According to John H. Know, the United Nations Special Rapporteur on human rights and the environment, the planned meeting will be the “first test of States’ commitment to the principles of the Paris Agreement … .” (Id.) He added that the Paris Agreement is the first environmental pact to include a human rights commitment and said that “[t]he fact that 177 States have signed the Paris Agreement in less than a month is very welcome news, but the hard work of safeguarding the environment and human rights is just now beginning.” (Id.)
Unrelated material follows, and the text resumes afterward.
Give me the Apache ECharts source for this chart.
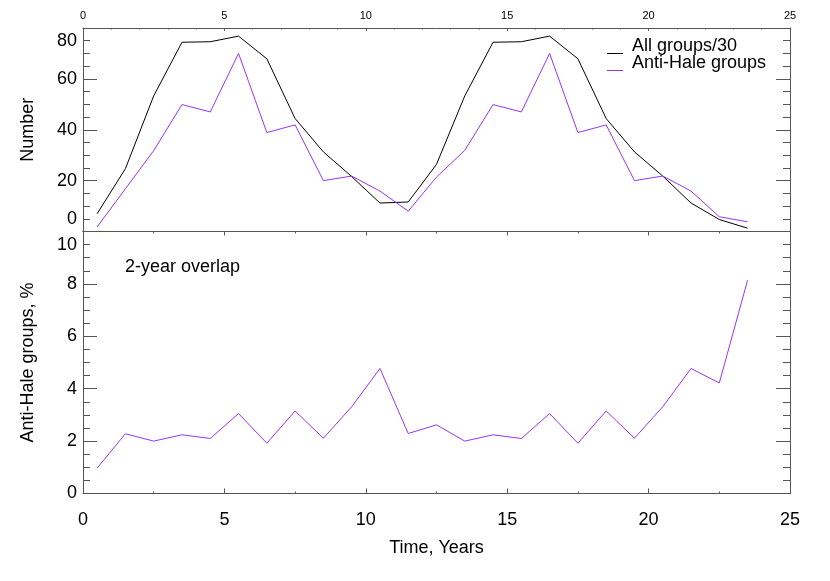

The existing climate plan includes the Clean Development Mechanism (CDM), which is described on the CDM’s webpage as permitting “emission-reduction projects in developing countries to earn certified emission reduction (CER) credits, each equivalent to one tonne of CO2. These CERs can be traded and sold, and used by industrialized countries to a [sic] meet a part of their emission reduction targets under the Kyoto Protocol.” (What Is the CDM?, CDM website (last visited May 16, 2016).) The CDM has been under criticism for enabling the establishment of “hydroelectric and other projects that were linked to human rights abuses, including displacement of indigenous and other communities without transparency or adequate consultation.” (“No Time for Complacency” – UN Rights Expert Says as the Paris Agreement Faces Its First Key Test, supra.) The expectation now, with the Bonn meeting, is that a new mechanism will be instituted to include safeguards against violations of rights and procedures for filing grievances when such violations do occur. (Casper, supra.)